----- DATASET CONTENT
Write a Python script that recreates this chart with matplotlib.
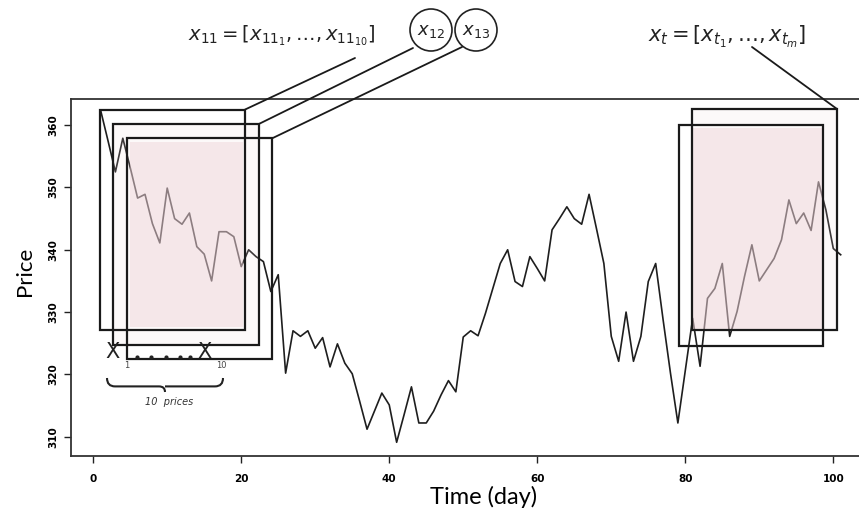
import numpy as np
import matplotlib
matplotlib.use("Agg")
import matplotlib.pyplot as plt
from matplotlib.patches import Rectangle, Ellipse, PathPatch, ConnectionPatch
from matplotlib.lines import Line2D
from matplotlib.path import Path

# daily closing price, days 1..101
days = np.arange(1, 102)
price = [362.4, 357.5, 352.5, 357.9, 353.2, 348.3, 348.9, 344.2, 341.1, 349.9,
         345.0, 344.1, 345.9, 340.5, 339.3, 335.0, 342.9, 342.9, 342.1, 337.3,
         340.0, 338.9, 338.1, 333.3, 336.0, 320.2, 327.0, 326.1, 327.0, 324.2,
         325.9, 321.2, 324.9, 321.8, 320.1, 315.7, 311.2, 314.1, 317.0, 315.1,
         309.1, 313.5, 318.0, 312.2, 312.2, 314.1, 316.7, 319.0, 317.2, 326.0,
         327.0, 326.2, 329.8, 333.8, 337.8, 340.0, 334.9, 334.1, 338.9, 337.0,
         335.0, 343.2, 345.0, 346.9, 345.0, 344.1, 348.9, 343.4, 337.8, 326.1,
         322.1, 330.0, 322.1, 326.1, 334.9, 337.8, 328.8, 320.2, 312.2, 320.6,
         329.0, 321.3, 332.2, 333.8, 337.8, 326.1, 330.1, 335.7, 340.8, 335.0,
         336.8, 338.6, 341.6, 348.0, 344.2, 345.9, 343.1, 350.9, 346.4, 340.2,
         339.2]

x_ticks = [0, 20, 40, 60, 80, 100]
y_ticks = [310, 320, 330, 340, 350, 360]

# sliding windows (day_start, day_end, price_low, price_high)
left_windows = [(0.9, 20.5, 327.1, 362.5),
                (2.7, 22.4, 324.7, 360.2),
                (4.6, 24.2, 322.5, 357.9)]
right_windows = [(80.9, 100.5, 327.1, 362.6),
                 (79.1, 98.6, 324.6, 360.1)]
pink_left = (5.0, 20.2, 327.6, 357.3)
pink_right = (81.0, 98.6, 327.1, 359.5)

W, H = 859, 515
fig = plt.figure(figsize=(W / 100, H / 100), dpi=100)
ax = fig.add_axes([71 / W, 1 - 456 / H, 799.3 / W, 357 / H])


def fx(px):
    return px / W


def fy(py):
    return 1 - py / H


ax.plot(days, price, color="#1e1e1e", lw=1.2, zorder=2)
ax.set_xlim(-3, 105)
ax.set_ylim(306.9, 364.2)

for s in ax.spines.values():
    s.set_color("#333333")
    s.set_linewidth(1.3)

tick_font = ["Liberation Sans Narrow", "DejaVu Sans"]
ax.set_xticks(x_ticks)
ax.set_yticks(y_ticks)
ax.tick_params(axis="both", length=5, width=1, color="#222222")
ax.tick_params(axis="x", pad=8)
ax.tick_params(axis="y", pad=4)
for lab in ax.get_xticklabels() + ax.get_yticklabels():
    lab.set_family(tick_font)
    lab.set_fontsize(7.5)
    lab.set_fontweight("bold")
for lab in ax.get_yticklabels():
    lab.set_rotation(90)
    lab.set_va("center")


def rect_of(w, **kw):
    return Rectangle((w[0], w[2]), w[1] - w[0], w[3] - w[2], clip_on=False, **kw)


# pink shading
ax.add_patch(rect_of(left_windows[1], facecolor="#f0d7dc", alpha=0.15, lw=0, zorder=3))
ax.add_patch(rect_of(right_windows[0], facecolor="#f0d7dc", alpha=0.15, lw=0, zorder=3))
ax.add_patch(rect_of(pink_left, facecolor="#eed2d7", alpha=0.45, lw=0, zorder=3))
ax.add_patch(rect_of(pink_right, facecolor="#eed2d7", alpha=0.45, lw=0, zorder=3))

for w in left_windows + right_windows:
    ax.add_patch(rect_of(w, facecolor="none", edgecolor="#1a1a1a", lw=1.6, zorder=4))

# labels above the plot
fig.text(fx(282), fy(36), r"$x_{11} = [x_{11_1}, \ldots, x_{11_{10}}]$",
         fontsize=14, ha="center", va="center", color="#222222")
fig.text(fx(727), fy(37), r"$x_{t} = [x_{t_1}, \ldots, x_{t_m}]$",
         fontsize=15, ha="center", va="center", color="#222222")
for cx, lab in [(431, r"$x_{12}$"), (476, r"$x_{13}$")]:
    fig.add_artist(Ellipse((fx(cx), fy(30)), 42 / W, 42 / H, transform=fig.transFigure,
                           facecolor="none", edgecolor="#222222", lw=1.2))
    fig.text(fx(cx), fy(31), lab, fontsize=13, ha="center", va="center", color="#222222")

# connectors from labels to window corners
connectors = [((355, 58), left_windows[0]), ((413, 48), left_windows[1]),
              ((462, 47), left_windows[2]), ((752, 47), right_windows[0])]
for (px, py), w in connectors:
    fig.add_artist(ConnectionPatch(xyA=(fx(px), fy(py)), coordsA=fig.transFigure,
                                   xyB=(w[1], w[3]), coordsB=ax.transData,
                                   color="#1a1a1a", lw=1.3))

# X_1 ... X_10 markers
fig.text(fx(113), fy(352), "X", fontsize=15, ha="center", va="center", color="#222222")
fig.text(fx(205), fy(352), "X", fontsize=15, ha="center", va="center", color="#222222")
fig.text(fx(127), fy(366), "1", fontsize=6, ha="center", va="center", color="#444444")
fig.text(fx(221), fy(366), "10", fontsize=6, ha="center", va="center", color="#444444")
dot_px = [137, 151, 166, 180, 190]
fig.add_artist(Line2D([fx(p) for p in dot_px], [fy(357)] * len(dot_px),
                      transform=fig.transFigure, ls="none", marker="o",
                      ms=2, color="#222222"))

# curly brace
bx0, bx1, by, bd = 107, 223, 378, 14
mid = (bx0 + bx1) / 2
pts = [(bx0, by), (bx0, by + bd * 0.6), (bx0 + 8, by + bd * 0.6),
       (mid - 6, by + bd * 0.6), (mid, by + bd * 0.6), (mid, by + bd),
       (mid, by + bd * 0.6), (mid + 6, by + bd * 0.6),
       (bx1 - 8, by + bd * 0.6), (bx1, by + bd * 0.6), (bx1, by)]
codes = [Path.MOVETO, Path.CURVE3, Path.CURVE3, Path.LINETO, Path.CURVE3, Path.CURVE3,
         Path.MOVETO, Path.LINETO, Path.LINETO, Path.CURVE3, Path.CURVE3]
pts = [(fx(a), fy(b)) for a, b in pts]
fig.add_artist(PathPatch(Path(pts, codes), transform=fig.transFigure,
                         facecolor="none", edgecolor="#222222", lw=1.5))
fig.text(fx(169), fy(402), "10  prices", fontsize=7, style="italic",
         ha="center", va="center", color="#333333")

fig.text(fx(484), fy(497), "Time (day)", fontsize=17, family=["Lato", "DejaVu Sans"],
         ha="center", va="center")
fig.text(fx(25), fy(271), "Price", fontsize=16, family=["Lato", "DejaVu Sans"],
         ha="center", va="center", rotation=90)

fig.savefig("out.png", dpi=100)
----------
STATED PROBLEM: Output a faithful copy of the data, with each picture left out.

ANSWER BELOW:
Write a Python script that recreates this chart with matplotlib.
import numpy as np
import matplotlib
matplotlib.use("Agg")
import matplotlib.pyplot as plt
from matplotlib.patches import Rectangle, Ellipse, PathPatch, ConnectionPatch
from matplotlib.lines import Line2D
from matplotlib.path import Path

# daily closing price, days 1..101
days = np.arange(1, 102)
price = [362.4, 357.5, 352.5, 357.9, 353.2, 348.3, 348.9, 344.2, 341.1, 349.9,
         345.0, 344.1, 345.9, 340.5, 339.3, 335.0, 342.9, 342.9, 342.1, 337.3,
         340.0, 338.9, 338.1, 333.3, 336.0, 320.2, 327.0, 326.1, 327.0, 324.2,
         325.9, 321.2, 324.9, 321.8, 320.1, 315.7, 311.2, 314.1, 317.0, 315.1,
         309.1, 313.5, 318.0, 312.2, 312.2, 314.1, 316.7, 319.0, 317.2, 326.0,
         327.0, 326.2, 329.8, 333.8, 337.8, 340.0, 334.9, 334.1, 338.9, 337.0,
         335.0, 343.2, 345.0, 346.9, 345.0, 344.1, 348.9, 343.4, 337.8, 326.1,
         322.1, 330.0, 322.1, 326.1, 334.9, 337.8, 328.8, 320.2, 312.2, 320.6,
         329.0, 321.3, 332.2, 333.8, 337.8, 326.1, 330.1, 335.7, 340.8, 335.0,
         336.8, 338.6, 341.6, 348.0, 344.2, 345.9, 343.1, 350.9, 346.4, 340.2,
         339.2]

x_ticks = [0, 20, 40, 60, 80, 100]
y_ticks = [310, 320, 330, 340, 350, 360]

# sliding windows (day_start, day_end, price_low, price_high)
left_windows = [(0.9, 20.5, 327.1, 362.5),
                (2.7, 22.4, 324.7, 360.2),
                (4.6, 24.2, 322.5, 357.9)]
right_windows = [(80.9, 100.5, 327.1, 362.6),
                 (79.1, 98.6, 324.6, 360.1)]
pink_left = (5.0, 20.2, 327.6, 357.3)
pink_right = (81.0, 98.6, 327.1, 359.5)

W, H = 859, 515
fig = plt.figure(figsize=(W / 100, H / 100), dpi=100)
ax = fig.add_axes([71 / W, 1 - 456 / H, 799.3 / W, 357 / H])


def fx(px):
    return px / W


def fy(py):
    return 1 - py / H


ax.plot(days, price, color="#1e1e1e", lw=1.2, zorder=2)
ax.set_xlim(-3, 105)
ax.set_ylim(306.9, 364.2)

for s in ax.spines.values():
    s.set_color("#333333")
    s.set_linewidth(1.3)

tick_font = ["Liberation Sans Narrow", "DejaVu Sans"]
ax.set_xticks(x_ticks)
ax.set_yticks(y_ticks)
ax.tick_params(axis="both", length=5, width=1, color="#222222")
ax.tick_params(axis="x", pad=8)
ax.tick_params(axis="y", pad=4)
for lab in ax.get_xticklabels() + ax.get_yticklabels():
    lab.set_family(tick_font)
    lab.set_fontsize(7.5)
    lab.set_fontweight("bold")
for lab in ax.get_yticklabels():
    lab.set_rotation(90)
    lab.set_va("center")


def rect_of(w, **kw):
    return Rectangle((w[0], w[2]), w[1] - w[0], w[3] - w[2], clip_on=False, **kw)


# pink shading
ax.add_patch(rect_of(left_windows[1], facecolor="#f0d7dc", alpha=0.15, lw=0, zorder=3))
ax.add_patch(rect_of(right_windows[0], facecolor="#f0d7dc", alpha=0.15, lw=0, zorder=3))
ax.add_patch(rect_of(pink_left, facecolor="#eed2d7", alpha=0.45, lw=0, zorder=3))
ax.add_patch(rect_of(pink_right, facecolor="#eed2d7", alpha=0.45, lw=0, zorder=3))

for w in left_windows + right_windows:
    ax.add_patch(rect_of(w, facecolor="none", edgecolor="#1a1a1a", lw=1.6, zorder=4))

# labels above the plot
fig.text(fx(282), fy(36), r"$x_{11} = [x_{11_1}, \ldots, x_{11_{10}}]$",
         fontsize=14, ha="center", va="center", color="#222222")
fig.text(fx(727), fy(37), r"$x_{t} = [x_{t_1}, \ldots, x_{t_m}]$",
         fontsize=15, ha="center", va="center", color="#222222")
for cx, lab in [(431, r"$x_{12}$"), (476, r"$x_{13}$")]:
    fig.add_artist(Ellipse((fx(cx), fy(30)), 42 / W, 42 / H, transform=fig.transFigure,
                           facecolor="none", edgecolor="#222222", lw=1.2))
    fig.text(fx(cx), fy(31), lab, fontsize=13, ha="center", va="center", color="#222222")

# connectors from labels to window corners
connectors = [((355, 58), left_windows[0]), ((413, 48), left_windows[1]),
              ((462, 47), left_windows[2]), ((752, 47), right_windows[0])]
for (px, py), w in connectors:
    fig.add_artist(ConnectionPatch(xyA=(fx(px), fy(py)), coordsA=fig.transFigure,
                                   xyB=(w[1], w[3]), coordsB=ax.transData,
                                   color="#1a1a1a", lw=1.3))

# X_1 ... X_10 markers
fig.text(fx(113), fy(352), "X", fontsize=15, ha="center", va="center", color="#222222")
fig.text(fx(205), fy(352), "X", fontsize=15, ha="center", va="center", color="#222222")
fig.text(fx(127), fy(366), "1", fontsize=6, ha="center", va="center", color="#444444")
fig.text(fx(221), fy(366), "10", fontsize=6, ha="center", va="center", color="#444444")
dot_px = [137, 151, 166, 180, 190]
fig.add_artist(Line2D([fx(p) for p in dot_px], [fy(357)] * len(dot_px),
                      transform=fig.transFigure, ls="none", marker="o",
                      ms=2, color="#222222"))

# curly brace
bx0, bx1, by, bd = 107, 223, 378, 14
mid = (bx0 + bx1) / 2
pts = [(bx0, by), (bx0, by + bd * 0.6), (bx0 + 8, by + bd * 0.6),
       (mid - 6, by + bd * 0.6), (mid, by + bd * 0.6), (mid, by + bd),
       (mid, by + bd * 0.6), (mid + 6, by + bd * 0.6),
       (bx1 - 8, by + bd * 0.6), (bx1, by + bd * 0.6), (bx1, by)]
codes = [Path.MOVETO, Path.CURVE3, Path.CURVE3, Path.LINETO, Path.CURVE3, Path.CURVE3,
         Path.MOVETO, Path.LINETO, Path.LINETO, Path.CURVE3, Path.CURVE3]
pts = [(fx(a), fy(b)) for a, b in pts]
fig.add_artist(PathPatch(Path(pts, codes), transform=fig.transFigure,
                         facecolor="none", edgecolor="#222222", lw=1.5))
fig.text(fx(169), fy(402), "10  prices", fontsize=7, style="italic",
         ha="center", va="center", color="#333333")

fig.text(fx(484), fy(497), "Time (day)", fontsize=17, family=["Lato", "DejaVu Sans"],
         ha="center", va="center")
fig.text(fx(25), fy(271), "Price", fontsize=16, family=["Lato", "DejaVu Sans"],
         ha="center", va="center", rotation=90)

fig.savefig("out.png", dpi=100)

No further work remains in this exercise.